Manter essa esquematização é uma tarefa complicadíssima para os outros idiomas, que, felizmente, foi cumprida no português tupiniquim através de Italo Eugenio Mauro (1909-2003). Oriundo de uma família italiana, Italo era capaz de recitar todo o Inferno "de cor". Além disso, ele se dedicou por mais de 15 anos a traduzir toda A Divina Comédia para o português mantendo essa simetria entre os tercetos. É o resultante desse esforço que está na excelente edição compacta da obra da Editora 34, acessível sob aspectos financeiros e, principalmente conceituais (não só pela tradução, mas pelas centenas de notas de rodapé e excelentes textos introdutórios antes de cada canto, tudo elaborado pelo tradutor, além do já citado texto de prefácio de Otto Maria Carpeaux).

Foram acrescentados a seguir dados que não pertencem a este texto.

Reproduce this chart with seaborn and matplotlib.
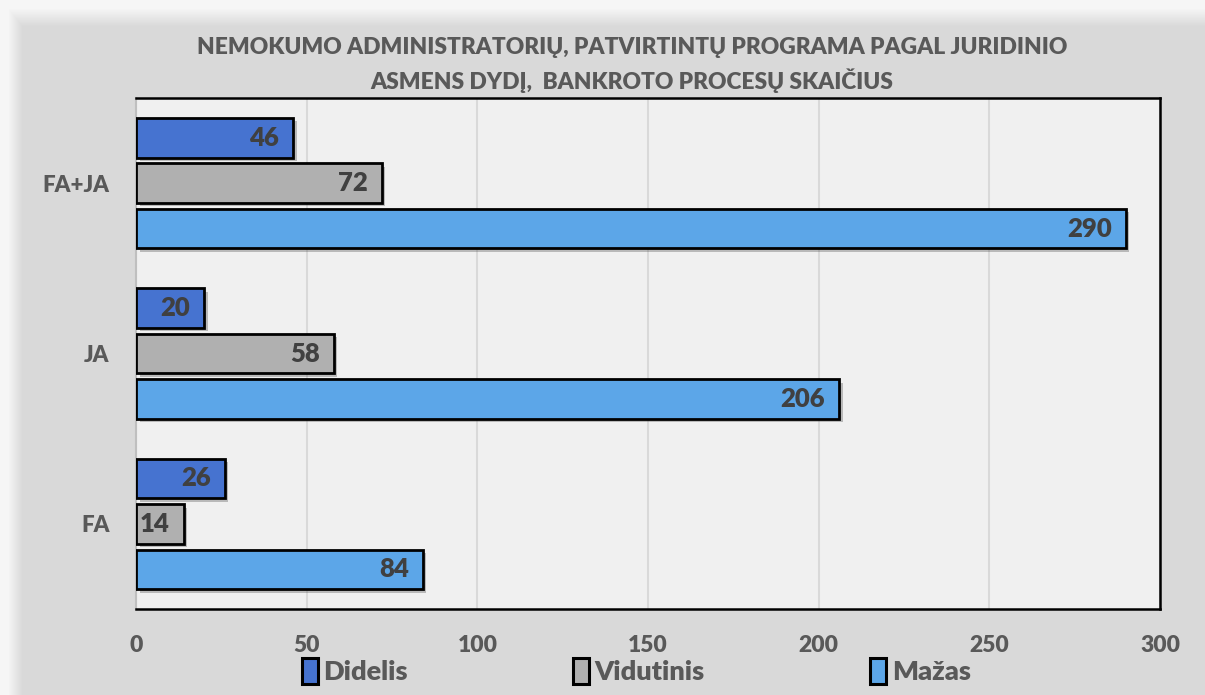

Numa realidade tão marcada por imediatismo e falta de compromisso como a atual, A Divina Comédia precisa ser entendida como uma obra cujas ressalvas precisam ser feitas dentro de um contexto de respeito, seja ao próprio Dante Alighieri, que com sua imaginação e algumas lendas esparsas criou toda uma compreensão do "post mortem" que praticamente todos conhecem ao menos de forma superficial, como também de consideração ao esforço de tradução, que neste caso provém de Italo Eugenio Mauro. A leitura exige compromisso (e isso não é restritivo ou negativo, pelo contrário); é difícil em alguns momentos (especialmente para leitores menos eruditos), se arrasta em outros, mas estas e outras ressalvas são incapazes de alterar uma vírgula (ou um verso) daquilo que a leitura se torna após concluída: uma inesquecível jornada de redenção, permeada por incontáveis referências míticas, religiosas, históricas e astronômicas. É, definitivamente, um livro sólido e amplo, com uma beleza variada comparável às estrelas.